Tourists, local history buffs and students from as far away as Milwaukee make the trek to Alexandria every year to take tours with Manumission Tours, founded by fourth-generation Alexandrian and city councilmember John Taylor Chapman.
But this spring, when a novel coronavirus decided to write its own chapter of Alexandria's history, Chapman had to get creative.
Manumission Tours began developing new virtual ways to educate and keep people engaged while they were stuck at home. (The company is resuming in-person tours this Friday.)
Manumission, which means the state of being freed from slavery, provides curated walking and bus tours, giving a voice to the stories of Africans and African Americans living in Alexandria from the days of slavery through the civil rights movement. The company has also hosted events around the release of movies related to African American history, like the 2019 film “Harriett.”
Chapman founded Manumission Tour Co. in 2016 to fill a gap in Alexandria's history tours. Despite a wide variety of Alexandria historic tours, ghost tours and architectural tours, a central part of Alexandria’s story had been overlooked for too long. African Americans have made up 20 to 25 percent of Alexandria’s population and were essential to the early development of the city, yet their stories had gone untold.
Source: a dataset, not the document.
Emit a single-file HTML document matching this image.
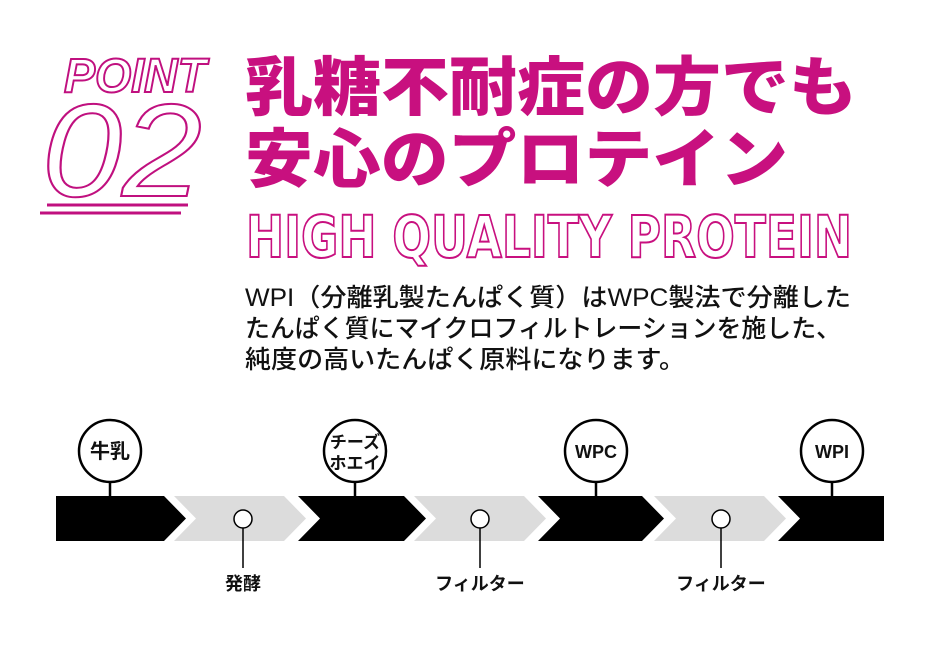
<!DOCTYPE html>
<html><head><meta charset="utf-8"><style>
html,body{margin:0;padding:0;background:#fff;}
svg{display:block;}
</style></head><body>
<svg width="940" height="658" viewBox="0 0 940 658" xmlns="http://www.w3.org/2000/svg">
<g fill="#fff" stroke="#c0107f" stroke-width="2" font-family="Liberation Sans, sans-serif" font-weight="bold" font-style="italic">
<text x="64" y="92" font-size="48" textLength="142" lengthAdjust="spacingAndGlyphs">POINT</text>
<text x="42" y="196" font-size="132" textLength="160" lengthAdjust="spacingAndGlyphs" font-weight="normal">02</text>
</g>
<line x1="47" y1="205" x2="188" y2="205" stroke="#c0107f" stroke-width="3"/>
<line x1="40" y1="213" x2="181" y2="213" stroke="#c0107f" stroke-width="3"/>
<g fill="#c8107f" font-family="Liberation Sans, Noto Sans CJK JP, sans-serif" font-weight="900" font-size="64">
<text x="245" y="110" textLength="612" lengthAdjust="spacingAndGlyphs">乳糖不耐症の方でも</text>
<text x="245" y="182" textLength="543" lengthAdjust="spacingAndGlyphs">安心のプロテイン</text>
</g>
<text x="246" y="257" font-family="DejaVu Sans, sans-serif" font-weight="bold" font-size="58" fill="#fff" stroke="#c8107f" stroke-width="2" textLength="606" lengthAdjust="spacingAndGlyphs">HIGH QUALITY PROTEIN</text>
<g fill="#111" font-family="Liberation Sans, Noto Sans CJK JP, sans-serif" font-weight="500" font-size="25">
<text x="245" y="306" textLength="606" lengthAdjust="spacingAndGlyphs">WPI（分離乳製たんぱく質）はWPC製法で分離した</text>
<text x="245" y="337" textLength="596" lengthAdjust="spacingAndGlyphs">たんぱく質にマイクロフィルトレーションを施した、</text>
<text x="245" y="368" textLength="440" lengthAdjust="spacingAndGlyphs">純度の高いたんぱく原料になります。</text>
</g>
<g>
<polygon points="56,496 164,496 186,518.5 164,541 56,541" fill="#000"/>
<polygon points="174,496 284,496 306,518.5 284,541 174,541 196,518.5" fill="#dcdcdc"/>
<polygon points="298,496 404,496 426,518.5 404,541 298,541 320,518.5" fill="#000"/>
<polygon points="414,496 524,496 546,518.5 524,541 414,541 436,518.5" fill="#dcdcdc"/>
<polygon points="538,496 642,496 664,518.5 642,541 538,541 560,518.5" fill="#000"/>
<polygon points="654,496 764,496 786,518.5 764,541 654,541 676,518.5" fill="#dcdcdc"/>
<polygon points="778,496 884,496 884,541 778,541 800,518.5" fill="#000"/>
</g>
<g stroke="#000" stroke-width="2.5" fill="#fff">
<line x1="110" y1="482" x2="110" y2="496"/><circle cx="110" cy="451" r="31"/>
<line x1="355" y1="482" x2="355" y2="496"/><circle cx="355" cy="451" r="31"/>
<line x1="596" y1="482" x2="596" y2="496"/><circle cx="596" cy="451" r="31"/>
<line x1="832" y1="482" x2="832" y2="496"/><circle cx="832" cy="451" r="31"/>
<line x1="243" y1="528" x2="243" y2="568" stroke-width="1.5"/><circle cx="243" cy="519" r="9" stroke-width="1.5"/>
<line x1="480" y1="528" x2="480" y2="568" stroke-width="1.5"/><circle cx="480" cy="519" r="9" stroke-width="1.5"/>
<line x1="721" y1="528" x2="721" y2="568" stroke-width="1.5"/><circle cx="721" cy="519" r="9" stroke-width="1.5"/>
</g>
<g fill="#111" font-family="Liberation Sans, Noto Sans CJK JP, sans-serif" font-weight="bold" font-size="18" text-anchor="middle">
<text x="110" y="458" font-size="20">牛乳</text>
<text x="355" y="448" font-size="17">チーズ</text>
<text x="355" y="469" font-size="17">ホエイ</text>
<text x="596" y="458">WPC</text>
<text x="832" y="458">WPI</text>
<text x="243" y="590">発酵</text>
<text x="480" y="590">フィルター</text>
<text x="721" y="590">フィルター</text>
</g>
</svg>
</body></html>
This spring, Chapman’s company posted black history quizzes on social media and shared links to e-books and storytime videos. They encouraged people to take a black history scavenger hunt featuring important African American history locations around Alexandria. All sites and clues are located outside and allow for safe social distancing. The company also put together a reading list on African American history in Alexandria. Most significantly, Manumission Tours began offering virtual tours.
In addition, Chapman spent the spring researching and developing content for future tours as well as creating a new marketing campaign for when they come through this crisis.
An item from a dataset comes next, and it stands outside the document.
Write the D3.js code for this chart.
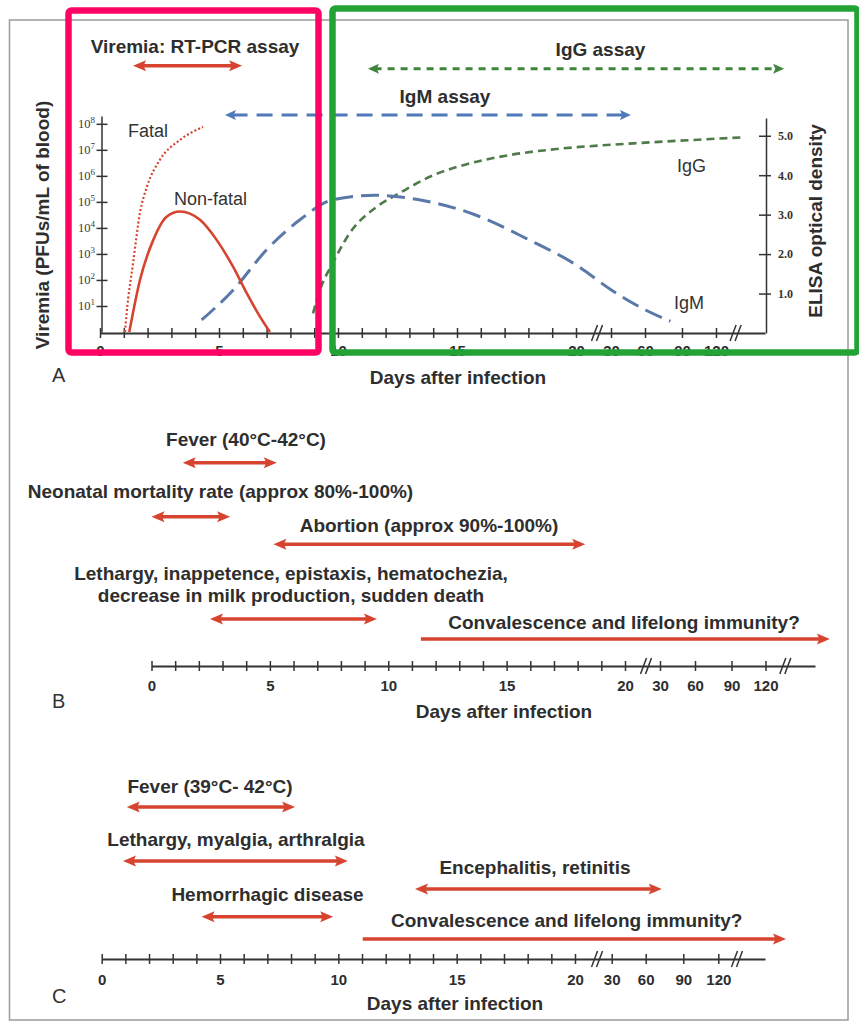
<!DOCTYPE html>
<html>
<head>
<meta charset="utf-8">
<script src="https://cdn.jsdelivr.net/npm/d3@7"></script>
<style>
body { margin: 0; background: #fff; }
svg { display: block; font-family: "Liberation Sans", Arial, Helvetica, sans-serif; }
.lbl { font-weight: bold; font-size: 19px; fill: #2e2e2e; }
.note { font-size: 18px; fill: #333; }
</style>
</head>
<body>
<script>
// ---- data ----
var spanDays = [0, 20, 30, 60, 90, 120, 140];
var dayTicks = d3.range(0, 21);
var tailDays = [30, 60, 90, 120];
var dayLabels = [0, 5, 10, 15, 20, 30, 60, 90, 120];
var breakDays = [26, 128];
var viremiaTicks = [1, 2, 3, 4, 5, 6, 7, 8];
var odTicks = [1, 2, 3, 4, 5];

// [day, log10 PFU/mL]
var fatalCurve = [[1.05, 0], [1.12, 0.73], [1.39, 2.65], [1.68, 4.58], [1.97, 5.58], [2.52, 6.62], [3.36, 7.38], [4.33, 7.88]];
var nonFatalCurve = [[1.23, 0], [1.68, 2.0], [2.24, 3.54], [2.8, 4.43], [3.36, 4.63], [4.2, 4.31], [4.9, 3.54], [5.59, 2.51], [6.16, 1.5], [6.72, 0.59], [7.14, 0]];
// [day, ELISA OD]
var igmCurve = [[4.27, 0.33], [5.6, 1.09], [7.0, 2.11], [8.4, 2.87], [9.79, 3.38], [11.55, 3.49], [13.57, 3.36], [15.7, 3.01], [17.9, 2.4], [20.5, 1.7], [30.3, 1.09], [61.2, 0.57], [80.7, 0.3]];
var iggCurve = [[8.95, 0.5], [9.24, 1.09], [9.79, 1.78], [10.5, 2.54], [11.63, 3.2], [12.6, 3.55], [14, 4.0], [15.3, 4.26], [17.3, 4.52], [19.3, 4.67], [45.9, 4.8], [104, 4.9], [131, 4.96]];

var assayNames = ["Viremia: RT-PCR assay", "IgM assay", "IgG assay"];
var assayStart = [1.39, 5.25, 11.26];
var assayEnd = [5.97, 47.6, 147.8];

var bNames = ["Fever (40°C-42°C)", "Neonatal mortality rate (approx 80%-100%)", "Abortion (approx 90%-100%)",
  "Lethargy, inappetence, epistaxis, hematochezia,\ndecrease in milk production, sudden death", "Convalescence and lifelong immunity?"];
var bStart = [1.32, 0, 5.15, 2.47, 11.38];
var bEnd = [5.29, 3.32, 18.32, 9.52, 146];
var bBoth = [true, true, true, true, false];

var cNames = ["Fever (39°C- 42°C)", "Lethargy, myalgia, arthralgia", "Hemorrhagic disease", "Encephalitis, retinitis", "Convalescence and lifelong immunity?"];
var cStart = [1.06, 0.9, 4.22, 13.24, 11.03];
var cEnd = [8.17, 10.4, 9.78, 72.8, 149];
var cBoth = [true, true, true, true, false];

// ---- layout ----
var RED = "#d6432e";
var svg = d3.select("body").append("svg").attr("width", 859).attr("height", 1025);

svg.append("rect").attr("x", 9.5).attr("y", 20).attr("width", 838.5).attr("height", 1000)
    .attr("fill", "none").attr("stroke", "#9a9a9a").attr("stroke-width", 1.5);

var xA = d3.scaleLinear().domain(spanDays).range([100, 576, 611, 645, 682, 716, 765]);
var xB = d3.scaleLinear().domain(spanDays).range([151.5, 625, 660, 695, 731.5, 765.5, 815]);
var xC = d3.scaleLinear().domain(spanDays).range([101.7, 575, 611.7, 645.7, 683.3, 718.3, 765]);
var yV = d3.scaleLinear().domain([0, 8.3]).range([332, 116]);
var yOD = d3.scaleLinear().domain([0, 5.45]).range([333, 118]);

function arrow(g, x1, x2, y, o) {
    var L = o.head, W = o.w;
    var a = o.both ? x1 + L * 0.6 : x1;
    g.append("line")
        .attr("x1", a).attr("x2", x2 - L * 0.6).attr("y1", y).attr("y2", y)
        .attr("stroke", o.color).attr("stroke-width", o.sw)
        .attr("stroke-dasharray", o.dash || null);
    var head = function (tip, dir) {
        return "M" + tip + "," + y + "L" + (tip - dir * L) + "," + (y - W / 2) +
            "L" + (tip - dir * L * 0.8) + "," + y + "L" + (tip - dir * L) + "," + (y + W / 2) + "Z";
    };
    g.append("path").attr("d", head(x2, 1)).attr("fill", o.color);
    if (o.both) g.append("path").attr("d", head(x1, -1)).attr("fill", o.color);
}

function dayAxis(x, y, ticks, pad) {
    var ax = d3.axisBottom(x)
        .tickValues(ticks.concat(tailDays))
        .tickSizeInner(5).tickSizeOuter(0).tickPadding(pad)
        .tickFormat(function (d) { return dayLabels.indexOf(d) >= 0 ? d : ""; });
    var g = svg.append("g").attr("transform", "translate(0," + y + ")").call(ax);
    g.select(".domain").attr("stroke", "#333").attr("stroke-width", 1.8);
    g.selectAll(".tick line").attr("y1", -5).attr("y2", 5).attr("stroke", "#333").attr("stroke-width", 1.5);
    g.selectAll(".tick text").attr("font-size", 15).attr("font-weight", "bold")
        .attr("font-family", "Liberation Sans, Arial, sans-serif").attr("fill", "#2e2e2e");
    breakDays.forEach(function (d) {
        var bx = x(d);
        [-2.5, 2.5].forEach(function (o) {
            g.append("line").attr("x1", bx + o - 3).attr("x2", bx + o + 3)
                .attr("y1", 8).attr("y2", -8).attr("stroke", "#333").attr("stroke-width", 1.5);
        });
    });
    return g;
}

// ---- panel A ----
dayAxis(xA, 333, dayTicks, 7);

var gl = svg.append("g").attr("transform", "translate(101.5,0)")
    .call(d3.axisLeft(yV).tickValues(viremiaTicks).tickFormat("").tickSizeOuter(0).tickSizeInner(6));
gl.select(".domain").attr("stroke", "#333").attr("stroke-width", 1.5);
gl.selectAll(".tick line").attr("x1", -5).attr("x2", 6).attr("stroke", "#333").attr("stroke-width", 1.5);
viremiaTicks.forEach(function (n) {
    var t = svg.append("text").attr("x", 95).attr("y", yV(n) + 4.5).attr("text-anchor", "end")
        .attr("font-family", "Liberation Serif, serif").attr("font-size", 12.5).attr("fill", "#3a3a3a");
    t.append("tspan").text("10");
    t.append("tspan").attr("dy", -5.5).attr("font-size", 9).text(n);
});

var gr = svg.append("g").attr("transform", "translate(766,0)")
    .call(d3.axisRight(yOD).tickValues(odTicks).tickFormat(d3.format(".1f")).tickSizeOuter(0).tickSizeInner(6).tickPadding(6));
gr.select(".domain").attr("stroke", "#333").attr("stroke-width", 1.5);
gr.selectAll(".tick line").attr("x1", -7).attr("x2", 5).attr("stroke", "#333").attr("stroke-width", 1.5);
gr.selectAll(".tick text").attr("font-family", "Liberation Serif, serif").attr("font-weight", "bold")
    .attr("font-size", 12).attr("fill", "#333");

var lineV = d3.line().x(function (d) { return xA(d[0]); }).y(function (d) { return yV(d[1]); }).curve(d3.curveMonotoneX);
var lineOD = d3.line().x(function (d) { return xA(d[0]); }).y(function (d) { return yOD(d[1]); }).curve(d3.curveMonotoneX);

svg.append("path").attr("d", lineOD(iggCurve)).attr("fill", "none")
    .attr("stroke", "#4f7a4a").attr("stroke-width", 2.6).attr("stroke-dasharray", "8,5");
svg.append("path").attr("d", lineOD(igmCurve)).attr("fill", "none")
    .attr("stroke", "#5a78a8").attr("stroke-width", 3).attr("stroke-dasharray", "18,8");
svg.append("path").attr("d", lineV(nonFatalCurve)).attr("fill", "none")
    .attr("stroke", RED).attr("stroke-width", 2.6);
svg.append("path").attr("d", lineV(fatalCurve)).attr("fill", "none")
    .attr("stroke", RED).attr("stroke-width", 2.2).attr("stroke-dasharray", "2,2.2");

svg.append("text").attr("class", "note").attr("x", 128).attr("y", 137).text("Fatal");
svg.append("text").attr("class", "note").attr("x", 174).attr("y", 205).text("Non-fatal");
svg.append("text").attr("class", "note").attr("x", 677).attr("y", 172).text("IgG");
svg.append("text").attr("class", "note").attr("x", 674).attr("y", 309).text("IgM");

var assayStyle = [
    { color: RED, sw: 3.5, head: 13, w: 11, both: true },
    { color: "#4f79b8", sw: 3, head: 11, w: 10, both: true, dash: "16,9" },
    { color: "#3f853d", sw: 3, head: 11, w: 10, both: true, dash: "7,6" }
];
var assayY = [65.7, 115, 68.7], assayTx = [195, 445, 600.5], assayTy = [53, 103, 56];
assayNames.forEach(function (name, i) {
    arrow(svg, xA(assayStart[i]), xA(assayEnd[i]), assayY[i], assayStyle[i]);
    svg.append("text").attr("class", "lbl").attr("font-size", 19.5).attr("text-anchor", "middle")
        .attr("x", assayTx[i]).attr("y", assayTy[i]).text(name);
});

svg.append("text").attr("transform", "translate(49,225) rotate(-90)").attr("class", "lbl")
    .attr("text-anchor", "middle").attr("font-size", 19.5).text("Viremia (PFUs/mL of blood)");
svg.append("text").attr("transform", "translate(822,221) rotate(-90)").attr("class", "lbl")
    .attr("text-anchor", "middle").attr("font-size", 19.5).text("ELISA optical density");
svg.append("text").attr("class", "lbl").attr("text-anchor", "middle").attr("x", 458).attr("y", 384).text("Days after infection");
svg.append("text").attr("x", 52).attr("y", 382).attr("font-size", 20).attr("fill", "#333").text("A");

// ---- panels B and C ----
function timeline(x, names, start, end, both, arrowY, textX, textY) {
    names.forEach(function (name, i) {
        arrow(svg, x(start[i]), x(end[i]), arrowY[i], { color: RED, sw: 3.5, head: 13, w: 11, both: both[i] });
        var t = svg.append("text").attr("class", "lbl").attr("text-anchor", "middle")
            .attr("x", textX[i]).attr("y", textY[i]);
        name.split("\n").forEach(function (s, k) {
            t.append("tspan").attr("x", textX[i]).attr("dy", k ? 22 : 0).text(s);
        });
    });
}

timeline(xB, bNames, bStart, bEnd, bBoth,
    [462.7, 516.7, 544.3, 619, 639], [246, 220.5, 429, 291, 624], [445.5, 498, 531.5, 579.5, 628.5]);
dayAxis(xB, 666, dayTicks, 9);
svg.append("text").attr("class", "lbl").attr("text-anchor", "middle").attr("x", 504).attr("y", 718).text("Days after infection");
svg.append("text").attr("x", 52).attr("y", 708).attr("font-size", 20).attr("fill", "#333").text("B");

timeline(xC, cNames, cStart, cEnd, cBoth,
    [807, 861, 916.7, 889, 939], [210, 236, 267.5, 535, 566.7], [793, 845.5, 900.5, 873.5, 926.5]);
dayAxis(xC, 959, dayTicks, 10);
svg.append("text").attr("class", "lbl").attr("text-anchor", "middle").attr("x", 455).attr("y", 1010).text("Days after infection");
svg.append("text").attr("x", 52).attr("y", 1003).attr("font-size", 20).attr("fill", "#333").text("C");

// ---- highlight boxes ----
svg.append("rect").attr("x", 68.5).attr("y", 10.5).attr("width", 250).attr("height", 342)
    .attr("rx", 3).attr("fill", "none").attr("stroke", "#fd0364").attr("stroke-width", 6.5);
svg.append("rect").attr("x", 332.5).attr("y", 8.5).attr("width", 525).attr("height", 344)
    .attr("rx", 3).attr("fill", "none").attr("stroke", "#23a236").attr("stroke-width", 6.5);
</script>
</body>
</html>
“For tourism, it is going to be a much longer runway to get back to normal just because it’s about people’s comfort,” Chapman explained. “You can force somebody to go back to work, you can force somebody to go back to school, but you can’t force somebody to take a tour.”
Manumission Tours is prepared for the “new normal.” They will limit the number of people on tours and are looking into providing hand sanitizer and branded masks for tour guides. Depending on the success of virtual tours, they may continue to offer them for schools, which Chapman believes will likely be some of the last places to fully reopen.
For Manumission Tours, the priority will be on providing as safe an experience as possible for their customers and tour guides, until this coronavirus pandemic is relegated to the history books.